### Task to complete
Reproduce every entry that follows word for word, but omit the images.

### Task input
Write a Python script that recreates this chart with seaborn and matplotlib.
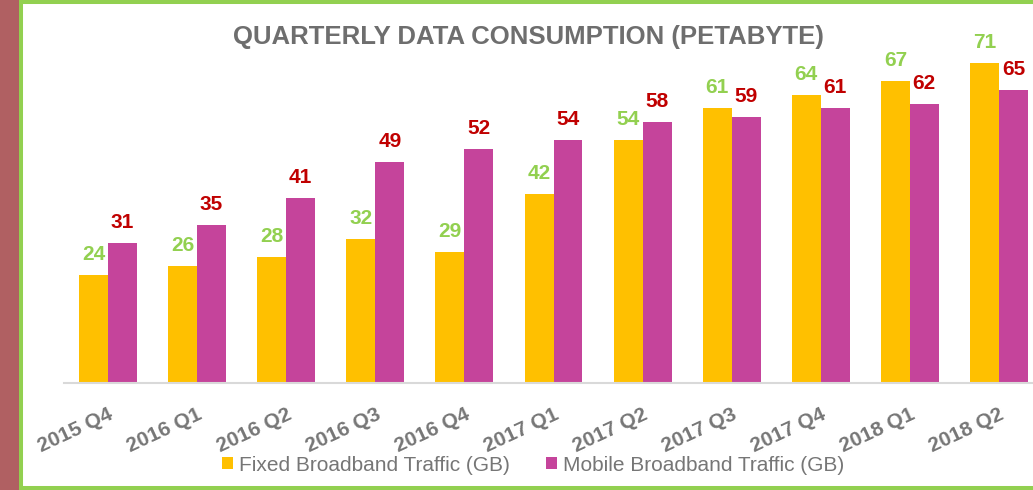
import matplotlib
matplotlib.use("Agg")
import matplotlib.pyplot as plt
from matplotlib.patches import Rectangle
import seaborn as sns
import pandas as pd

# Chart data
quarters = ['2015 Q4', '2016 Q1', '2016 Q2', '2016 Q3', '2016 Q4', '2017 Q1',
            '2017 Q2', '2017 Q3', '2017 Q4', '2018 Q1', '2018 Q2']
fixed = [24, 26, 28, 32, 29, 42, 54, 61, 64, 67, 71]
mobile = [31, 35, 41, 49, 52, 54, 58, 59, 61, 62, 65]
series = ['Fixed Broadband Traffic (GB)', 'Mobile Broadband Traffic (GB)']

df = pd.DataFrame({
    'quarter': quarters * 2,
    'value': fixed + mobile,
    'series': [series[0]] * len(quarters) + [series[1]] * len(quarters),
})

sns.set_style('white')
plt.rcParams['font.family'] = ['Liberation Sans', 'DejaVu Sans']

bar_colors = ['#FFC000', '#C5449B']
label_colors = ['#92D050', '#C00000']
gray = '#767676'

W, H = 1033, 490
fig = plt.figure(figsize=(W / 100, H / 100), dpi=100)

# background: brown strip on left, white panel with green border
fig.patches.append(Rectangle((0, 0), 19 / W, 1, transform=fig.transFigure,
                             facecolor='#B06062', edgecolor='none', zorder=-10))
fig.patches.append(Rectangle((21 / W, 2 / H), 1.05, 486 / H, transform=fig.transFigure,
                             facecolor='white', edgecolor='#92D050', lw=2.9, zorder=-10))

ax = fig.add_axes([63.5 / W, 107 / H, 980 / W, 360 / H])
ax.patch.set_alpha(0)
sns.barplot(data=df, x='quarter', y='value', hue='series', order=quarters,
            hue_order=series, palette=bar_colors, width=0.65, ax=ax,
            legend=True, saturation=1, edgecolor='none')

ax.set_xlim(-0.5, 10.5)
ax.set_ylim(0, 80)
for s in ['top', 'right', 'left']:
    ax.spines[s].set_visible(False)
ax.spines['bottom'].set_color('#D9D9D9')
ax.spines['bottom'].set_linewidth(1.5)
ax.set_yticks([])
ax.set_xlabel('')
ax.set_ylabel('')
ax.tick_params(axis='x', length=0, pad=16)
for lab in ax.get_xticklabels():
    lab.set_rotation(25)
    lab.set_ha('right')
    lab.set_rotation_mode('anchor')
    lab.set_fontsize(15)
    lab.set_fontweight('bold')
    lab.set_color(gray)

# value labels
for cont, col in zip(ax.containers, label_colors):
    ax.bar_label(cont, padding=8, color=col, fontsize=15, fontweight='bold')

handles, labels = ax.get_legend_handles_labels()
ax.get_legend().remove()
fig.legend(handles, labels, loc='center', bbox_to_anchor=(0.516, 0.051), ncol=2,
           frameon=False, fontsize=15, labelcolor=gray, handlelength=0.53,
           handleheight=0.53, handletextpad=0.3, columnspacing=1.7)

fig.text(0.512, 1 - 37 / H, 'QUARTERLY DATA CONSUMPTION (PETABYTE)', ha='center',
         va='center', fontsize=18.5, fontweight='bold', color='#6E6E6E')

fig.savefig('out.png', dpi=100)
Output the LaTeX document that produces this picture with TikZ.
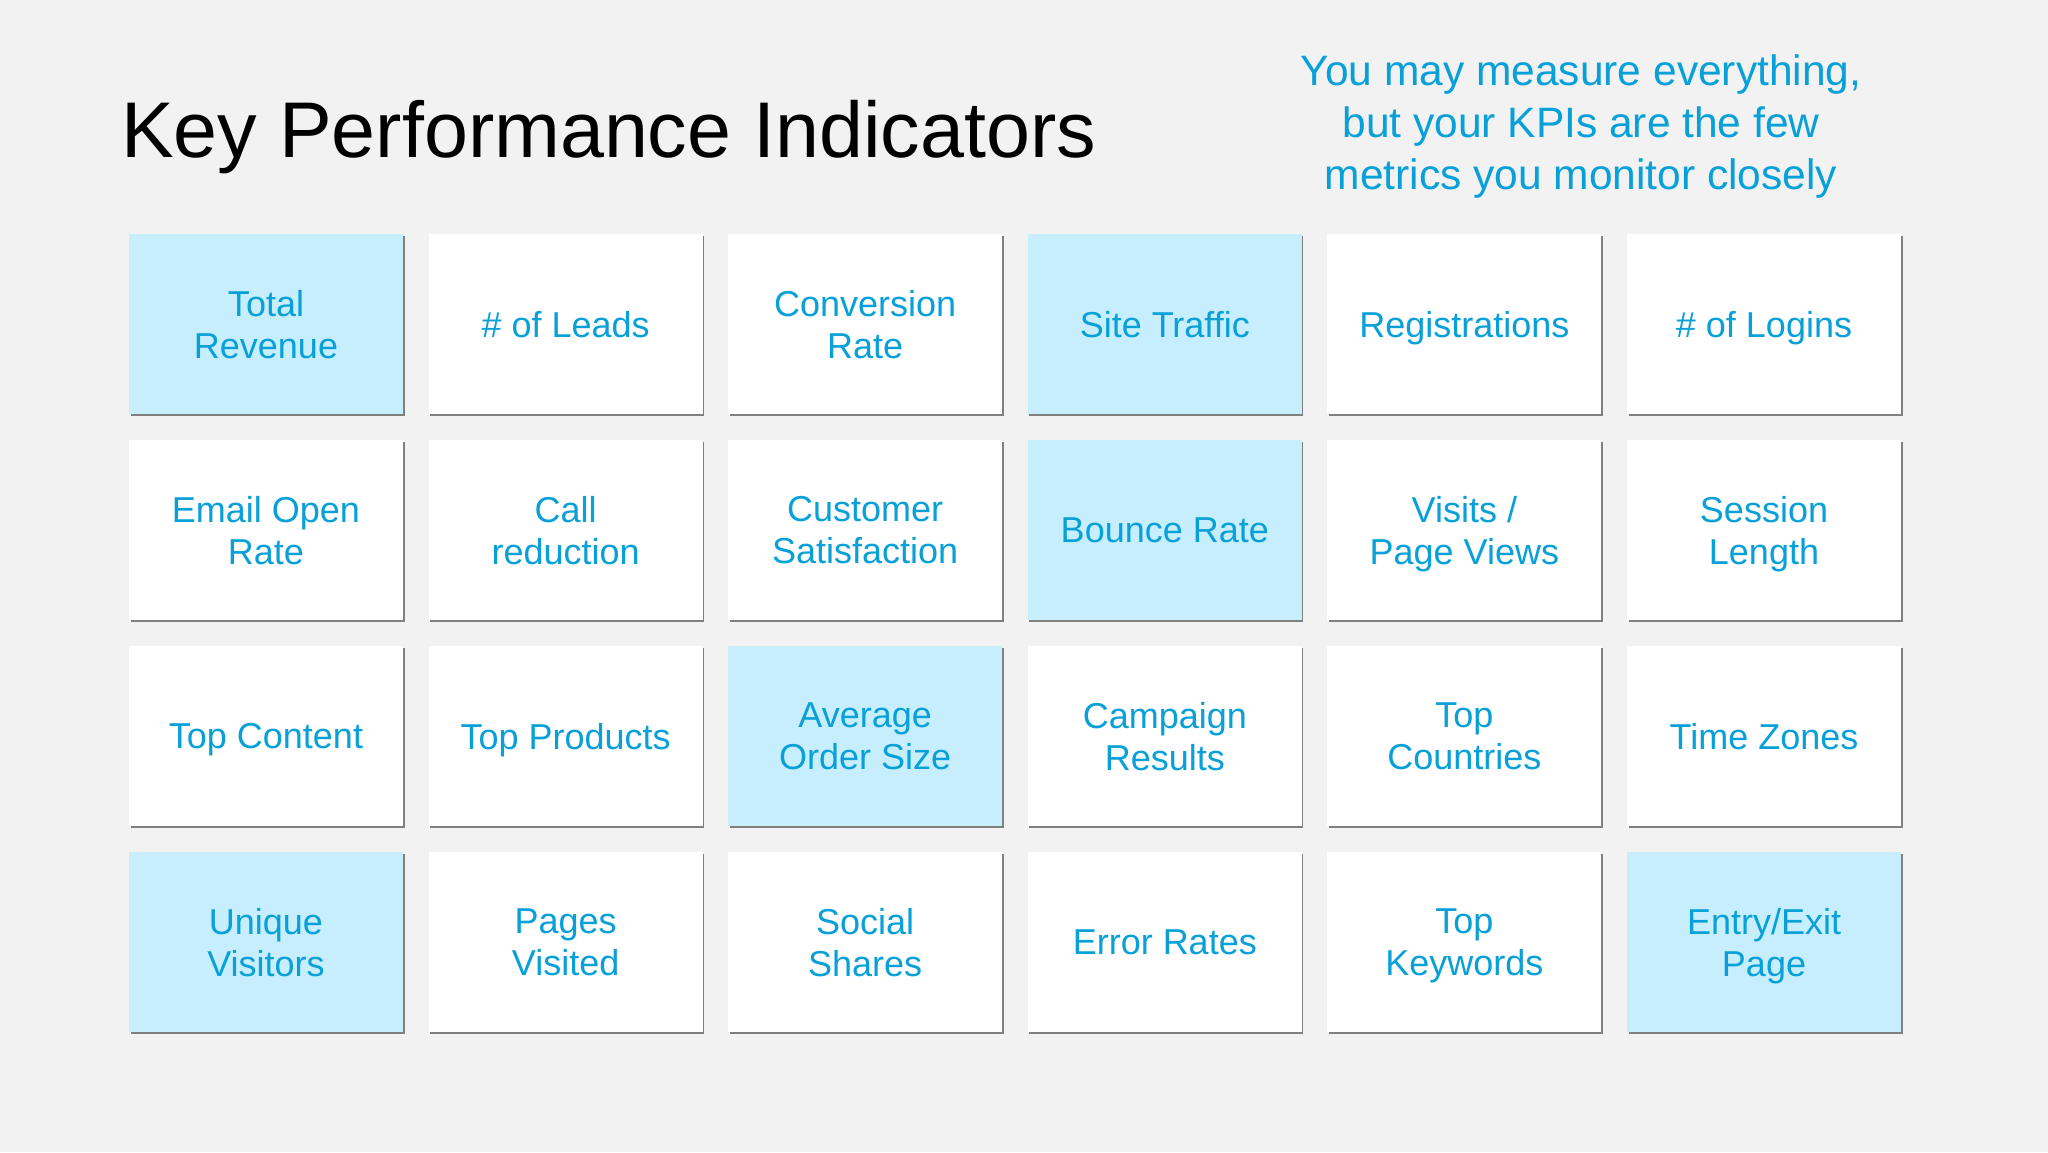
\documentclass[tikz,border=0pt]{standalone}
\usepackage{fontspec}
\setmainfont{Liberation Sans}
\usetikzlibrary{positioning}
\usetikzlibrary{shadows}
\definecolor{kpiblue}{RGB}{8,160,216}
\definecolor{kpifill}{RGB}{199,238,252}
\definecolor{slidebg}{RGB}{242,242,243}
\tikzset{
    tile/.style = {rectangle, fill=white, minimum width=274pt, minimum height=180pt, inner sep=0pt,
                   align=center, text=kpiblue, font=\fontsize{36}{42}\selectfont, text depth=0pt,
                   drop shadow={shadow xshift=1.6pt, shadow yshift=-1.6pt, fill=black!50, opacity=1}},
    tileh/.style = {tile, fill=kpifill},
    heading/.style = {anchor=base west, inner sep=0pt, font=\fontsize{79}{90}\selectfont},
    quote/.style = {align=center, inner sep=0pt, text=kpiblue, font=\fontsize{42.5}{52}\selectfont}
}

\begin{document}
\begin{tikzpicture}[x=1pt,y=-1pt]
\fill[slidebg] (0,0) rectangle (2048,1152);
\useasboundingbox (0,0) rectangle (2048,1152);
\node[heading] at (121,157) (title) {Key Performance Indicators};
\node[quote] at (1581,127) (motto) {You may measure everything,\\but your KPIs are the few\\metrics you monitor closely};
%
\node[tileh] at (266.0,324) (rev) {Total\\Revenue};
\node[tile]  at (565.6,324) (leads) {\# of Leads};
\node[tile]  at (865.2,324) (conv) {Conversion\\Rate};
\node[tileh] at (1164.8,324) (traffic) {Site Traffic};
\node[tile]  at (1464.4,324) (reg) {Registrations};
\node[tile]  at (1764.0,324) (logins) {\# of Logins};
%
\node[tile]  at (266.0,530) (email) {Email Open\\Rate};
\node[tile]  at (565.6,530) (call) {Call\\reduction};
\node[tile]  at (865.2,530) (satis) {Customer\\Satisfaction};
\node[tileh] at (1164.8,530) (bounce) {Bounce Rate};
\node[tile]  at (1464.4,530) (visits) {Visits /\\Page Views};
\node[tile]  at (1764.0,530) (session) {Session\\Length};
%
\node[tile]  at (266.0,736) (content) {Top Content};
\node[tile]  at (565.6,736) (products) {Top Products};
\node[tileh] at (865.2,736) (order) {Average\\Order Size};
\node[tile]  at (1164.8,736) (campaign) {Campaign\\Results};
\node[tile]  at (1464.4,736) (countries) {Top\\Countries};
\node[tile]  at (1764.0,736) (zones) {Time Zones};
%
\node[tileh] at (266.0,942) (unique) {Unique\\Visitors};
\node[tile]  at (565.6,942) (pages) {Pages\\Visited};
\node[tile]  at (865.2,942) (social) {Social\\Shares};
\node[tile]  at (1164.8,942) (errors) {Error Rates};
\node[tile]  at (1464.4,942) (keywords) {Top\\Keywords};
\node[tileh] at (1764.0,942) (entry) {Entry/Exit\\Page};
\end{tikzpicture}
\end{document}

### Response to the exercise
Write a Python script that recreates this chart with seaborn and matplotlib.
import matplotlib
matplotlib.use("Agg")
import matplotlib.pyplot as plt
from matplotlib.patches import Rectangle
import seaborn as sns
import pandas as pd

# Chart data
quarters = ['2015 Q4', '2016 Q1', '2016 Q2', '2016 Q3', '2016 Q4', '2017 Q1',
            '2017 Q2', '2017 Q3', '2017 Q4', '2018 Q1', '2018 Q2']
fixed = [24, 26, 28, 32, 29, 42, 54, 61, 64, 67, 71]
mobile = [31, 35, 41, 49, 52, 54, 58, 59, 61, 62, 65]
series = ['Fixed Broadband Traffic (GB)', 'Mobile Broadband Traffic (GB)']

df = pd.DataFrame({
    'quarter': quarters * 2,
    'value': fixed + mobile,
    'series': [series[0]] * len(quarters) + [series[1]] * len(quarters),
})

sns.set_style('white')
plt.rcParams['font.family'] = ['Liberation Sans', 'DejaVu Sans']

bar_colors = ['#FFC000', '#C5449B']
label_colors = ['#92D050', '#C00000']
gray = '#767676'

W, H = 1033, 490
fig = plt.figure(figsize=(W / 100, H / 100), dpi=100)

# background: brown strip on left, white panel with green border
fig.patches.append(Rectangle((0, 0), 19 / W, 1, transform=fig.transFigure,
                             facecolor='#B06062', edgecolor='none', zorder=-10))
fig.patches.append(Rectangle((21 / W, 2 / H), 1.05, 486 / H, transform=fig.transFigure,
                             facecolor='white', edgecolor='#92D050', lw=2.9, zorder=-10))

ax = fig.add_axes([63.5 / W, 107 / H, 980 / W, 360 / H])
ax.patch.set_alpha(0)
sns.barplot(data=df, x='quarter', y='value', hue='series', order=quarters,
            hue_order=series, palette=bar_colors, width=0.65, ax=ax,
            legend=True, saturation=1, edgecolor='none')

ax.set_xlim(-0.5, 10.5)
ax.set_ylim(0, 80)
for s in ['top', 'right', 'left']:
    ax.spines[s].set_visible(False)
ax.spines['bottom'].set_color('#D9D9D9')
ax.spines['bottom'].set_linewidth(1.5)
ax.set_yticks([])
ax.set_xlabel('')
ax.set_ylabel('')
ax.tick_params(axis='x', length=0, pad=16)
for lab in ax.get_xticklabels():
    lab.set_rotation(25)
    lab.set_ha('right')
    lab.set_rotation_mode('anchor')
    lab.set_fontsize(15)
    lab.set_fontweight('bold')
    lab.set_color(gray)

# value labels
for cont, col in zip(ax.containers, label_colors):
    ax.bar_label(cont, padding=8, color=col, fontsize=15, fontweight='bold')

handles, labels = ax.get_legend_handles_labels()
ax.get_legend().remove()
fig.legend(handles, labels, loc='center', bbox_to_anchor=(0.516, 0.051), ncol=2,
           frameon=False, fontsize=15, labelcolor=gray, handlelength=0.53,
           handleheight=0.53, handletextpad=0.3, columnspacing=1.7)

fig.text(0.512, 1 - 37 / H, 'QUARTERLY DATA CONSUMPTION (PETABYTE)', ha='center',
         va='center', fontsize=18.5, fontweight='bold', color='#6E6E6E')

fig.savefig('out.png', dpi=100)
Output the LaTeX document that produces this picture with TikZ.
\documentclass[tikz,border=0pt]{standalone}
\usepackage{fontspec}
\setmainfont{Liberation Sans}
\usetikzlibrary{positioning}
\usetikzlibrary{shadows}
\definecolor{kpiblue}{RGB}{8,160,216}
\definecolor{kpifill}{RGB}{199,238,252}
\definecolor{slidebg}{RGB}{242,242,243}
\tikzset{
    tile/.style = {rectangle, fill=white, minimum width=274pt, minimum height=180pt, inner sep=0pt,
                   align=center, text=kpiblue, font=\fontsize{36}{42}\selectfont, text depth=0pt,
                   drop shadow={shadow xshift=1.6pt, shadow yshift=-1.6pt, fill=black!50, opacity=1}},
    tileh/.style = {tile, fill=kpifill},
    heading/.style = {anchor=base west, inner sep=0pt, font=\fontsize{79}{90}\selectfont},
    quote/.style = {align=center, inner sep=0pt, text=kpiblue, font=\fontsize{42.5}{52}\selectfont}
}

\begin{document}
\begin{tikzpicture}[x=1pt,y=-1pt]
\fill[slidebg] (0,0) rectangle (2048,1152);
\useasboundingbox (0,0) rectangle (2048,1152);
\node[heading] at (121,157) (title) {Key Performance Indicators};
\node[quote] at (1581,127) (motto) {You may measure everything,\\but your KPIs are the few\\metrics you monitor closely};
%
\node[tileh] at (266.0,324) (rev) {Total\\Revenue};
\node[tile]  at (565.6,324) (leads) {\# of Leads};
\node[tile]  at (865.2,324) (conv) {Conversion\\Rate};
\node[tileh] at (1164.8,324) (traffic) {Site Traffic};
\node[tile]  at (1464.4,324) (reg) {Registrations};
\node[tile]  at (1764.0,324) (logins) {\# of Logins};
%
\node[tile]  at (266.0,530) (email) {Email Open\\Rate};
\node[tile]  at (565.6,530) (call) {Call\\reduction};
\node[tile]  at (865.2,530) (satis) {Customer\\Satisfaction};
\node[tileh] at (1164.8,530) (bounce) {Bounce Rate};
\node[tile]  at (1464.4,530) (visits) {Visits /\\Page Views};
\node[tile]  at (1764.0,530) (session) {Session\\Length};
%
\node[tile]  at (266.0,736) (content) {Top Content};
\node[tile]  at (565.6,736) (products) {Top Products};
\node[tileh] at (865.2,736) (order) {Average\\Order Size};
\node[tile]  at (1164.8,736) (campaign) {Campaign\\Results};
\node[tile]  at (1464.4,736) (countries) {Top\\Countries};
\node[tile]  at (1764.0,736) (zones) {Time Zones};
%
\node[tileh] at (266.0,942) (unique) {Unique\\Visitors};
\node[tile]  at (565.6,942) (pages) {Pages\\Visited};
\node[tile]  at (865.2,942) (social) {Social\\Shares};
\node[tile]  at (1164.8,942) (errors) {Error Rates};
\node[tile]  at (1464.4,942) (keywords) {Top\\Keywords};
\node[tileh] at (1764.0,942) (entry) {Entry/Exit\\Page};
\end{tikzpicture}
\end{document}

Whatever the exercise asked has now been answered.